Colorado Republicans push for special session on property taxes, bond
(The Center Square) – Colorado Senate Republicans called for Governor Jared Polis to call a special session to address a state Supreme Court decision allowing bond for alleged murderers and surging property taxes.
“This issue must be addressed now, not next year,” Sen. Barbara Kirkmeyer, R-Brighton, said in a statement. “We urge Governor Polis to convene a special session immediately – we need to get back to work, do our job and pass a law that stops protecting suspected murderers and starts protecting the people of Colorado.”
The Colorado Constitution authorizes a district court to deny bail if “proof is evident and presumption is great” that a capital offense has been committed. However, since the General Assembly statutorily abolished capital punishment in 2020, the Colorado Supreme Court ruled bail can no longer be denied as there are no more capital offenses.
Governor Polis desires a change to the law, his spokesperson, Conor Cahill, said.
“The Governor supports changes to prevent suspects formally charged with capital offenses from getting out on bail, and now that the Supreme Court has ruled, he calls upon the state legislature to fix this unintended consequence of eliminating the death penalty even if it takes a referred constitutional amendment, which could not be referred to the ballot until the 2024 election,” Cahill said.
Senate Democrats also viewed a constitutional amendment on the ballot as an appropriate solution.
“Addressing the recent Supreme Court decision regarding denying bail to the accused likely requires a change to the Colorado Constitution, which must be sent to the voters for their approval,” Senate President Steve Fenberg, D-Boulder, said in a statement. “... it would be much more responsible to work together to build consensus among various stakeholders – Republicans and Democrats alike – to find a long-term solution that ensures justice and keeps Colorado communities safe.”

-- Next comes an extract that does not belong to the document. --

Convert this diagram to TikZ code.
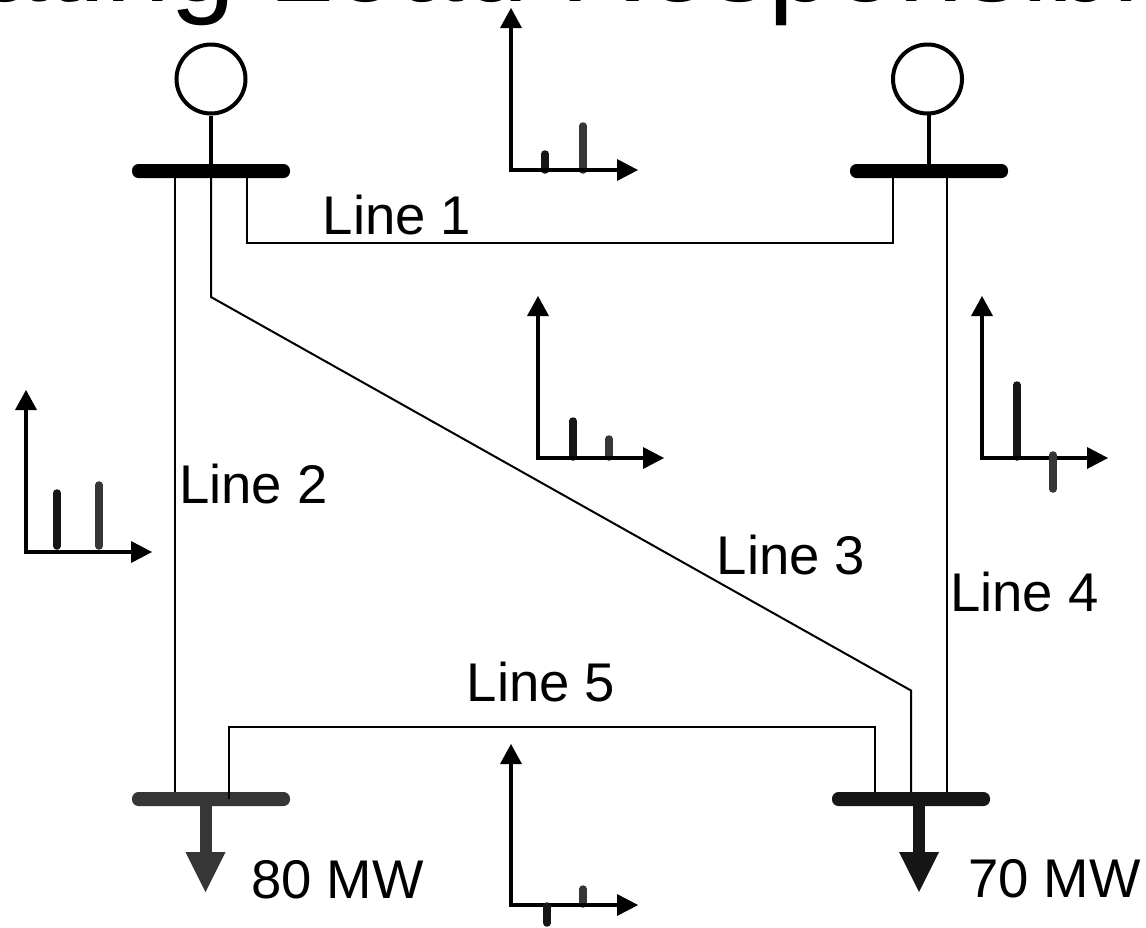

Senate Republicans also requested action on potentially “the largest tax increase in Colorado history” as property taxes for homeowners might increase by as much as 60 percent next year. They said the November ballot initiative Proposition HH that proposes reducing property taxes and compensating for revenue losses with TABOR refunds was an “ill-conceived and rushed scheme.”
The Colorado Supreme Court will rule on the constitutionality of Prop HH later this summer.
“I have said it before, and I will say it again: Governor Polis must convene a special session to address the devastating increase in property taxes,” Senate Minority Leader Paul Lundeen, R-Monument, said in a statement. “The legislature and the Governor must offer a solution that will lower property taxes without raiding Coloradans’ TABOR refunds.”
Cahill wrote the ballot initiative will allow Coloradans to immediately reduce property taxes.
“Allowing voters the opportunity to enact Proposition HH in November to save people money is common sense and the Governor is skeptical as to why certain Republicans are attempting to block the voters’ ability to weigh in on this important plan to cut property taxes,” he said.